* **What you have to do**:
Begin with the first line of the material and write out each line exactly, ending with the line that contains "B_x, T_B, T_1 = 0.507, 429.1, 383.4". Pictures are not part of the copy.

□ □ □ □ □ □ □

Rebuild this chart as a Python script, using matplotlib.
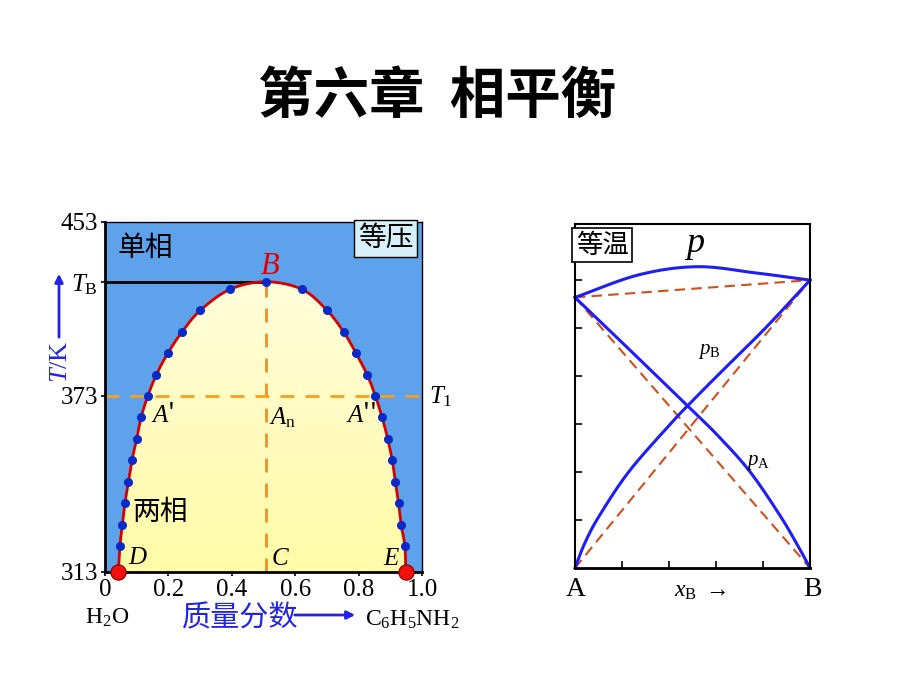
import numpy as np
import matplotlib
matplotlib.use("Agg")
import matplotlib.pyplot as plt
from matplotlib.colors import LinearSegmentedColormap
from matplotlib.patches import FancyArrowPatch

plt.rcParams['font.family'] = ['Noto Sans CJK SC', 'DejaVu Sans']
plt.rcParams['mathtext.fontset'] = 'custom'
plt.rcParams['mathtext.rm'] = 'Liberation Serif'
plt.rcParams['mathtext.it'] = 'Liberation Serif:italic'

# ----- Left: aniline / water binodal (schematic T axis) -----
binodal_x = [0.042, 0.047, 0.055, 0.063, 0.074, 0.085, 0.100, 0.114, 0.135, 0.162,
             0.198, 0.243, 0.301, 0.395, 0.507, 0.621, 0.700, 0.753, 0.792, 0.827,
             0.853, 0.874, 0.892, 0.906, 0.916, 0.926, 0.934, 0.946, 0.949]
binodal_T = [313, 323.5, 331.9, 340.6, 349.1, 357.7, 366.2, 374.9, 383.4, 391.9,
             400.5, 409.0, 417.7, 426.1, 429.1, 426.1, 417.7, 409.0, 400.5, 391.9,
             383.4, 374.9, 366.2, 357.7, 349.1, 340.6, 331.9, 323.5, 313]
T_ticks = [313, 383.4, 429.1, 453]
T_labels = ['313', '373', r'$T_\mathrm{B}$', '453']
w_ticks = [0, 0.2, 0.4, 0.6, 0.8, 1.0]
w_labels = ['0', '0.2', '0.4', '0.6', '0.8', '1.0']
B_x, T_B, T_1 = 0.507, 429.1, 383.4

# ----- Right: isothermal p-x diagram -----
xB_B = [0, 0.04, 0.10, 0.228, 0.40, 0.477, 0.60, 0.81, 1.0]
p_B = [0, 0.50, 1.06, 2.00, 2.97, 3.37, 3.98, 5.0, 6.0]
xB_A = [0, 0.16, 0.342, 0.477, 0.60, 0.741, 0.869, 0.95, 1.0]
p_A = [5.64, 4.89, 4.03, 3.39, 2.80, 2.03, 1.12, 0.45, 0]
xB_tot = [0, 0.271, 0.52, 0.769, 1.0]
p_tot = [5.64, 6.11, 6.28, 6.15, 6.0]
pA_star, pB_star = 5.64, 6.0


def smooth(x, y, n=16):
    # Catmull-Rom through the read points
    pts = np.column_stack([x, y]).astype(float)
    P = np.vstack([2 * pts[0] - pts[1], pts, 2 * pts[-1] - pts[-2]])
    out = []
    t = np.linspace(0, 1, n, endpoint=False)[:, None]
    for i in range(1, len(P) - 2):
        p0, p1, p2, p3 = P[i - 1], P[i], P[i + 1], P[i + 2]
        out.append(0.5 * (2 * p1 + (-p0 + p2) * t + (2 * p0 - 5 * p1 + 4 * p2 - p3) * t ** 2
                          + (-p0 + 3 * p1 - 3 * p2 + p3) * t ** 3))
    out.append(pts[-1][None])
    c = np.vstack(out)
    return c[:, 0], c[:, 1]


W, H = 920, 690
fig = plt.figure(figsize=(9.2, 6.9), dpi=100)
fig.patch.set_facecolor('white')


def fx(px):
    return px / W


def fy(py):
    return 1 - py / H


serif = 'Liberation Serif'
blue_txt = '#2323E6'

fig.text(fx(437), fy(97), '第六章  相平衡', ha='center', va='center',
         fontsize=40, fontweight='bold')

# ================= left panel =================
ax = fig.add_axes([fx(105), fy(572), (422 - 105) / W, (572 - 222) / H])
ax.set_facecolor('#5EA2EC')
ax.set_xlim(0, 1)
ax.set_ylim(313, 453)

cx, cy = smooth(binodal_x, binodal_T)
poly = ax.fill(cx, cy, facecolor='none', edgecolor='none')[0]
cmap = LinearSegmentedColormap.from_list('yel', ['#FFFBA6', '#FFFDE6'])
grad = np.linspace(0, 1, 256)[:, None]
im = ax.imshow(grad, extent=[0, 1, 313, 453], origin='lower', aspect='auto',
               cmap=cmap, zorder=1)
im.set_clip_path(poly)

ax.plot([0, B_x], [T_B, T_B], color='black', lw=2, zorder=3)
ax.plot([B_x, B_x], [313, T_B], color='#E8922A', lw=2, ls=(0, (5, 4)), zorder=2)
ax.plot([0, 1], [T_1, T_1], color='#F5A020', lw=2, ls=(0, (5, 4)), zorder=2)
ax.plot(cx, cy, color='#D40000', lw=2, zorder=4)
ax.plot(binodal_x[1:-1], binodal_T[1:-1], 'o', color='#0A2AC8', ms=5.5, zorder=5)
ax.plot([binodal_x[0], binodal_x[-1]], [binodal_T[0], binodal_T[-1]], 'o',
        color='#F01010', mec='#800000', mew=0.8, ms=11, zorder=6, clip_on=False)

ax.set_xticks(w_ticks)
ax.set_xticklabels(w_labels, fontsize=18, family=serif)
ax.set_yticks(T_ticks)
ax.set_yticklabels(T_labels, fontsize=18, family=serif)
ax.tick_params(axis='both', length=3, width=1.2, pad=2)
for s in ['left', 'bottom']:
    ax.spines[s].set_linewidth(2)
for s in ['top', 'right']:
    ax.spines[s].set_linewidth(1)

ax.text(0.126, 442.6, '单相', fontsize=20, ha='center', va='center')
ax.text(0.885, 446.5, '等压', fontsize=20, ha='center', va='center',
        bbox=dict(boxstyle='square,pad=0.12', fc='#D6F0FA', ec='black', lw=1))
ax.text(0.52, 435.8, '$B$', fontsize=22, color='#E00000', ha='center', va='center')
ax.text(0.183, 375.6, "$A$'", fontsize=18, ha='center', va='center')
ax.text(0.56, 375.0, r'$A_\mathrm{n}$', fontsize=18, ha='center', va='center')
ax.text(0.808, 375.6, "$A$''", fontsize=18, ha='center', va='center')
ax.text(0.174, 337.0, '两相', fontsize=20, ha='center', va='center')
ax.text(0.104, 319.0, '$D$', fontsize=18, ha='center', va='center')
ax.text(0.552, 318.6, '$C$', fontsize=18, ha='center', va='center')
ax.text(0.905, 318.6, '$E$', fontsize=18, ha='center', va='center')
ax.text(1.06, T_1, r'$T_1$', fontsize=18, ha='center', va='center')

fig.text(fx(61), fy(362), '$T$/K', rotation=90, color=blue_txt, fontsize=19,
         ha='center', va='center', family=serif)
fig.patches.append(FancyArrowPatch((fx(59), fy(340)), (fx(59), fy(271)),
                                   transform=fig.transFigure, arrowstyle='-|>',
                                   mutation_scale=12, color=blue_txt, lw=2))
fig.text(fx(107), fy(618), r'H$_2$O', fontsize=17, ha='center', va='center', family=serif)
fig.text(fx(240), fy(618), '质量分数', fontsize=21, color=blue_txt, ha='center', va='center')
fig.patches.append(FancyArrowPatch((fx(292), fy(615)), (fx(358), fy(615)),
                                   transform=fig.transFigure, arrowstyle='-|>',
                                   mutation_scale=12, color=blue_txt, lw=2))
fig.text(fx(412), fy(620), r'C$_6$H$_5$NH$_2$', fontsize=17, ha='center', va='center',
         family=serif)

# ================= right panel =================
bx = fig.add_axes([fx(575), fy(568), (810 - 575) / W, (568 - 224) / H])
bx.set_xlim(0, 1)
bx.set_ylim(0, 7.17)
red_d = '#D0501A'
bx.plot([0, 1], [pA_star, pB_star], color=red_d, lw=1.5, ls=(0, (5, 3)))
bx.plot([0, 1], [pA_star, 0], color=red_d, lw=1.5, ls=(0, (5, 3)))
bx.plot([0, 1], [0, pB_star], color=red_d, lw=1.5, ls=(0, (5, 3)))
blue = '#1E1EF5'
for xs, ys in [(xB_B, p_B), (xB_A, p_A), (xB_tot, p_tot)]:
    sx, sy = smooth(xs, ys)
    bx.plot(sx, sy, color=blue, lw=2.2, clip_on=False)

bx.set_xticks([0.2, 0.4, 0.6, 0.8])
bx.set_yticks([1, 2, 3, 4, 5, 6])
bx.tick_params(direction='in', length=5, width=1.2, labelbottom=False, labelleft=False)
for s in bx.spines.values():
    s.set_linewidth(1.5)
bx.spines['bottom'].set_linewidth(2)

bx.text(0.115, 6.73, '等温', fontsize=19, ha='center', va='center',
        bbox=dict(boxstyle='square,pad=0.12', fc='white', ec='black', lw=1.2))
bx.text(0.51, 6.75, '$p$', fontsize=26, ha='center', va='center')
bx.text(0.57, 4.55, r'$p_\mathrm{B}$', fontsize=15, ha='center', va='center')
bx.text(0.78, 2.22, r'$p_\mathrm{A}$', fontsize=15, ha='center', va='center')

fig.text(fx(576), fy(589), 'A', fontsize=20, ha='center', va='center', family=serif)
fig.text(fx(812), fy(589), 'B', fontsize=20, ha='center', va='center', family=serif)
fig.text(fx(700), fy(590), r'$x_\mathrm{B}$ $\rightarrow$', fontsize=17, ha='center',
         va='center')

fig.savefig('out.png', dpi=100)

□ □ □ □ □ □ □

* **Task output**:
Rebuild this chart as a Python script, using matplotlib.
import numpy as np
import matplotlib
matplotlib.use("Agg")
import matplotlib.pyplot as plt
from matplotlib.colors import LinearSegmentedColormap
from matplotlib.patches import FancyArrowPatch

plt.rcParams['font.family'] = ['Noto Sans CJK SC', 'DejaVu Sans']
plt.rcParams['mathtext.fontset'] = 'custom'
plt.rcParams['mathtext.rm'] = 'Liberation Serif'
plt.rcParams['mathtext.it'] = 'Liberation Serif:italic'

# ----- Left: aniline / water binodal (schematic T axis) -----
binodal_x = [0.042, 0.047, 0.055, 0.063, 0.074, 0.085, 0.100, 0.114, 0.135, 0.162,
             0.198, 0.243, 0.301, 0.395, 0.507, 0.621, 0.700, 0.753, 0.792, 0.827,
             0.853, 0.874, 0.892, 0.906, 0.916, 0.926, 0.934, 0.946, 0.949]
binodal_T = [313, 323.5, 331.9, 340.6, 349.1, 357.7, 366.2, 374.9, 383.4, 391.9,
             400.5, 409.0, 417.7, 426.1, 429.1, 426.1, 417.7, 409.0, 400.5, 391.9,
             383.4, 374.9, 366.2, 357.7, 349.1, 340.6, 331.9, 323.5, 313]
T_ticks = [313, 383.4, 429.1, 453]
T_labels = ['313', '373', r'$T_\mathrm{B}$', '453']
w_ticks = [0, 0.2, 0.4, 0.6, 0.8, 1.0]
w_labels = ['0', '0.2', '0.4', '0.6', '0.8', '1.0']
B_x, T_B, T_1 = 0.507, 429.1, 383.4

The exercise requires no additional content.